I've installed rust. By default book is installed at
file:///home/< user name >/snap/rustup/common/rustup/toolchains/stable-x86_64-unknown-linux-gnu/share/doc/rust/html/book/index.html
Unable to open it in browser.
It will be nice if you install the book at standard location /usr/share/doc
If you want to install rustup and its components in more standard paths, you could consider removing the snap and using the standard installation instead. Though that also puts it into a folder in the user directory (/home/<user name>/.rustup/toolchains/stable-x86_64-unknown-linux-gnu/share/doc/rust/html/book/index.html) so I’m not certain whether that would make a significant difference for your problems.
Regarding the problem at hand, what’s the output of rustup doc for you?

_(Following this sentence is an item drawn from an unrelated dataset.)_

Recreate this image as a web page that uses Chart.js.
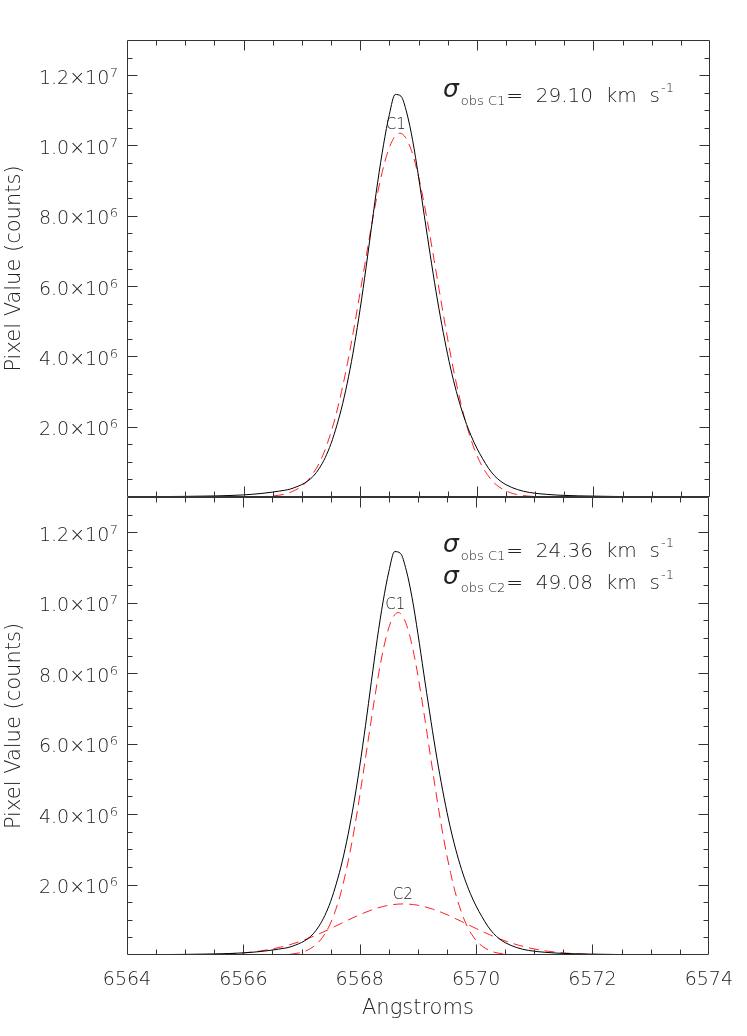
<!DOCTYPE html>
<html><head><meta charset="utf-8">
<script src="https://cdn.jsdelivr.net/npm/chart.js@4.4.0/dist/chart.umd.min.js"></script>
<style>
html,body{margin:0;padding:0;background:#fff;}
#wrap{position:relative;width:747px;height:1036px;overflow:hidden;background:#fff;}
canvas{position:absolute;left:0;}
#c1{top:0;}
#c2{top:470px;}
</style></head><body>
<div id="wrap"><canvas id="c1" width="747" height="520"></canvas><canvas id="c2" width="747" height="566"></canvas></div>
<script>
// ---- data (counts in units of 10^6) ----
const observedWave = [6564.6,6565.0,6565.5,6566.0,6566.3,6566.5,6566.6,6566.7,6566.8,6566.9,6567.0,6567.1,6567.2,6567.3,6567.4,6567.5,6567.6,6567.7,6567.8,6567.9,6568.0,6568.1,6568.2,6568.3,6568.4,6568.5,6568.6,6568.7,6568.8,6568.9,6569.0,6569.1,6569.2,6569.3,6569.4,6569.5,6569.6,6569.7,6569.8,6569.9,6570.0,6570.1,6570.2,6570.3,6570.4,6570.5,6570.7,6570.9,6571.2,6571.5,6572.0,6572.5,6572.8];
const observedCounts = [0.012,0.018,0.03,0.06,0.10,0.14,0.165,0.19,0.225,0.285,0.355,0.455,0.60,0.82,1.12,1.52,2.04,2.66,3.42,4.32,5.36,6.52,7.76,8.96,10.02,10.88,11.45,11.40,10.92,10.14,9.12,8.00,6.90,5.85,4.90,4.05,3.32,2.70,2.18,1.75,1.39,1.09,0.82,0.61,0.46,0.35,0.21,0.13,0.075,0.045,0.025,0.012,0.008];

const singleC1Wave = [6564.6,6566.08,6566.28,6566.48,6566.68,6566.78,6566.88,6566.98,6567.08,6567.18,6567.28,6567.38,6567.48,6567.58,6567.68,6567.78,6567.88,6567.98,6568.08,6568.18,6568.28,6568.38,6568.48,6568.58,6568.68,6568.78,6568.88,6568.98,6569.08,6569.18,6569.28,6569.38,6569.48,6569.58,6569.68,6569.78,6569.88,6569.98,6570.08,6570.18,6570.28,6570.38,6570.48,6570.58,6570.68,6570.88,6571.08,6571.28,6572.8];
const singleC1Counts = [0,0.002,0.008,0.026,0.072,0.12,0.19,0.29,0.43,0.64,0.91,1.27,1.74,2.31,3.00,3.79,4.68,5.64,6.62,7.59,8.49,9.26,9.85,10.22,10.35,10.22,9.85,9.26,8.49,7.59,6.62,5.64,4.68,3.79,3.00,2.31,1.74,1.27,0.91,0.64,0.43,0.29,0.19,0.12,0.072,0.026,0.008,0.002,0];

const doubleC1Wave = [6564.6,6566.46,6566.66,6566.86,6566.96,6567.06,6567.16,6567.26,6567.36,6567.46,6567.56,6567.66,6567.76,6567.86,6567.96,6568.06,6568.16,6568.26,6568.36,6568.46,6568.56,6568.66,6568.76,6568.86,6568.96,6569.06,6569.16,6569.26,6569.36,6569.46,6569.56,6569.66,6569.76,6569.86,6569.96,6570.06,6570.16,6570.26,6570.36,6570.46,6570.66,6570.86,6572.8];
const doubleC1Counts = [0,0.002,0.0085,0.032,0.060,0.107,0.19,0.31,0.50,0.77,1.16,1.67,2.34,3.15,4.10,5.16,6.26,7.33,8.30,9.06,9.55,9.72,9.55,9.06,8.30,7.33,6.26,5.16,4.10,3.15,2.34,1.67,1.16,0.77,0.50,0.31,0.19,0.107,0.060,0.032,0.0085,0.002,0];

const doubleC2Wave = [6564.6,6564.75,6565.25,6565.75,6566.0,6566.25,6566.5,6566.75,6567.0,6567.25,6567.5,6567.75,6568.0,6568.25,6568.5,6568.75,6569.0,6569.25,6569.5,6569.75,6570.0,6570.25,6570.5,6570.75,6571.0,6571.25,6571.5,6571.75,6572.25,6572.75,6572.8];
const doubleC2Counts = [0.001,0.0017,0.0084,0.033,0.060,0.104,0.172,0.269,0.399,0.562,0.751,0.952,1.144,1.305,1.412,1.45,1.412,1.305,1.144,0.952,0.751,0.562,0.399,0.269,0.172,0.104,0.060,0.033,0.0084,0.0017,0.001];

const xTickValues = [6564,6566,6568,6570,6572,6574];
const xTickLabels = ['6564','6566','6568','6570','6572','6574'];
const yTickValues = [2,4,6,8,10,12];
const yTickMantissa = ['2.0×10','4.0×10','6.0×10','8.0×10','1.0×10','1.2×10'];
const yTickExponent = ['6','6','6','6','7','7'];

const topSigma = [['C1','29.10']];
const bottomSigma = [['C1','24.36'],['C2','49.08']];
const topComponentLabels = [['C1',6568.61,10.58]];
const bottomComponentLabels = [['C1',6568.61,9.94],['C2',6568.74,1.70]];

// ---- styling / axis config ----
const X_MIN = 6564, X_MAX = 6574, X_MINOR = 0.5, X_MAJOR_EVERY = 4;
const Y_MIN = 0, Y_MAX = 13, Y_MINOR = 0.5, Y_MAJOR_EVERY = 4;
const TEXT = '#222';
const FAM = "'DejaVu Sans', sans-serif";
const W = 200;

function pts(w, c) { return w.map((x, i) => ({x: x, y: c[i]})); }

const framePlugin = {
  id: 'frame',
  afterDatasetsDraw(chart) {
    const {ctx, chartArea: a} = chart;
    const xs = chart.scales.x, ys = chart.scales.y;
    const L = Math.round(a.left) + 0.5, R = Math.round(a.right) - 0.5;
    const T = Math.round(a.top) + 0.5, B = Math.round(a.bottom) - 0.5;
    ctx.save();
    ctx.strokeStyle = '#333';
    ctx.lineWidth = 1;
    ctx.beginPath();
    ctx.rect(L, T, R - L, B - T);
    const nx = Math.round((X_MAX - X_MIN) / X_MINOR);
    for (let i = 1; i < nx; i++) {
      const px = Math.round(xs.getPixelForValue(X_MIN + i * X_MINOR)) + 0.5;
      const len = (i % X_MAJOR_EVERY === 0) ? 10 : 5;
      ctx.moveTo(px, B); ctx.lineTo(px, B - len);
      ctx.moveTo(px, T); ctx.lineTo(px, T + len);
    }
    const ny = Math.round((Y_MAX - Y_MIN) / Y_MINOR);
    for (let i = 1; i < ny; i++) {
      const py = Math.round(ys.getPixelForValue(Y_MIN + i * Y_MINOR)) + 0.5;
      const len = (i % Y_MAJOR_EVERY === 0) ? 10 : 5;
      ctx.moveTo(L, py); ctx.lineTo(L + len, py);
      ctx.moveTo(R, py); ctx.lineTo(R - len, py);
    }
    ctx.stroke();
    // y tick labels with superscript exponents
    ctx.fillStyle = TEXT;
    ctx.textBaseline = 'alphabetic';
    ctx.textAlign = 'right';
    yTickValues.forEach((v, i) => {
      const py = ys.getPixelForValue(v);
      let xr = a.left - 9;
      ctx.font = W + " 13px " + FAM;
      ctx.fillText(yTickExponent[i], xr, py + 1.5);
      xr -= ctx.measureText(yTickExponent[i]).width + 0.5;
      ctx.font = W + " 19px " + FAM;
      ctx.fillText(yTickMantissa[i], xr, py + 8.5);
    });
    ctx.restore();
  }
};

function drawSigma(ctx, x, y, comp, val) {
  ctx.save();
  ctx.fillStyle = TEXT;
  ctx.textAlign = 'left';
  ctx.textBaseline = 'alphabetic';
  ctx.font = "italic " + W + " 25px " + FAM;
  ctx.fillText('σ', x, y - 5);
  x += ctx.measureText('σ').width + 2;
  ctx.font = W + " 13px " + FAM;
  const sub = 'obs ' + comp;
  ctx.fillText(sub, x, y + 3);
  x += ctx.measureText(sub).width + 1;
  ctx.font = W + " 20px " + FAM;
  const main = '=  ' + val + '  km  s';
  ctx.fillText(main, x, y);
  x += ctx.measureText(main).width + 1;
  ctx.font = W + " 13px " + FAM;
  ctx.fillText('-1', x, y - 10);
  ctx.restore();
}

function annotPlugin(sigmas, comps, baseOffset) {
  return {
    id: 'annot',
    afterDatasetsDraw(chart) {
      const {ctx, chartArea: a} = chart;
      const xs = chart.scales.x, ys = chart.scales.y;
      sigmas.forEach((s, i) => drawSigma(ctx, a.left + 316, a.top + baseOffset + i * 32, s[0], s[1]));
      ctx.save();
      ctx.fillStyle = TEXT;
      ctx.font = W + " 15px " + FAM;
      ctx.textAlign = 'center';
      ctx.textBaseline = 'middle';
      comps.forEach(c => ctx.fillText(c[0], xs.getPixelForValue(c[1]), ys.getPixelForValue(c[2])));
      ctx.restore();
    }
  };
}

function makeChart(id, datasets, cfg) {
  return new Chart(document.getElementById(id), {
    type: 'line',
    data: {datasets: datasets},
    options: {
      responsive: false, animation: false, devicePixelRatio: 1,
      layout: {padding: cfg.padding},
      plugins: {legend: {display: false}, tooltip: {enabled: false}},
      elements: {point: {radius: 0}, line: {borderWidth: 1, cubicInterpolationMode: 'monotone'}},
      scales: {
        x: {
          type: 'linear', min: X_MIN, max: X_MAX, display: cfg.showX,
          grid: {display: false, drawTicks: false}, border: {display: false},
          ticks: {
            stepSize: 2, padding: 14, color: TEXT, maxRotation: 0,
            font: {family: FAM, size: 19, weight: W},
            callback: v => { const i = xTickValues.indexOf(v); return i >= 0 ? xTickLabels[i] : ''; }
          },
          title: {display: true, text: 'Angstroms', color: TEXT, font: {family: FAM, size: 21, weight: W}, padding: {top: 0, bottom: 15}},
          afterFit: s => { if (cfg.showX) s.height = cfg.xHeight; }
        },
        y: {
          min: Y_MIN, max: Y_MAX,
          grid: {display: false, drawTicks: false}, border: {display: false},
          ticks: {display: false, stepSize: 2},
          title: {display: true, text: 'Pixel Value (counts)', color: TEXT, font: {family: FAM, size: 21, weight: W}, padding: {top: 2, bottom: 0}},
          afterFit: s => { s.width = 127; }
        }
      }
    },
    plugins: [framePlugin, annotPlugin(cfg.sigmas, cfg.comps, cfg.baseOffset)]
  });
}

const blackStyle = {borderColor: '#000', borderWidth: 1, fill: false};
const redStyle = {borderColor: '#ff2020', borderWidth: 1, borderDash: [10, 6], fill: false};

makeChart('c1', [
  Object.assign({label: 'Observed', data: pts(observedWave, observedCounts)}, blackStyle),
  Object.assign({label: 'C1', data: pts(singleC1Wave, singleC1Counts)}, redStyle)
], {padding: {top: 40, bottom: 23, left: 0, right: 37}, showX: false, sigmas: topSigma, comps: topComponentLabels, baseOffset: 62});

makeChart('c2', [
  Object.assign({label: 'Observed', data: pts(observedWave, observedCounts)}, blackStyle),
  Object.assign({label: 'C1', data: pts(doubleC1Wave, doubleC1Counts)}, redStyle),
  Object.assign({label: 'C2', data: pts(doubleC2Wave, doubleC2Counts)}, redStyle)
], {padding: {top: 27, bottom: 0, left: 0, right: 37}, showX: true, xHeight: 81, sigmas: bottomSigma, comps: bottomComponentLabels, baseOffset: 60});
</script>
</body></html>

What kind of errors / problems are you encountering? I’m personally not too familiar with snaps though, but perhaps others can help.
If the actual problem is a firefox snap being unable to read the files, and if you happen to have google-chrome installed as a non-snap with proper file access, but firefox is the default browser, then you could also see if something like executing BROWSER="google-chrome" rustup doc works.
file:///home/< user name >/snap/rustup/common/rustup/toolchains/stable-x86_64-unknown-linux-gnu/share/doc/rust/html/index.html
both firefox & chrome are installed using snap.
to install firefox without snap, I have to do
sudo add-apt-repository ppa:mozillateam/ppa
but this command is hanging for quite long time and terminating with timeout error.
Irrespective of snap, default location shouldn't have been gone to snap folder.
Question is, how did you installed rustup in the first place? Using the standard installation script, it should appear under $HOME/.rustup, not $HOME/snap.
Installing google-chrome without a snap is fairly simply in my experience. Given all browsers you tried are snaps, that might be the problem. AFAIR, there’s some problems with opening files from the local file system in browsers installed via snaps (at least for firefox I’ve heard of that problem) due to the sandboxing.
I would assume possible via this snap?, though reading the description
NOTA BENE:This is an experimental, unofficial, snap and should not be relied on.
it might be a good idea to switch to the official rustup installation procedure anyways. Unless that warning is just overly cautious; maybe there’s nothing wrong with that snap, I honestly don’t know; if nothing else, one upside of using the standard installation procedure is that if any trouble comes up, it’s easier to ask for help if you’re doing the same everyone else does.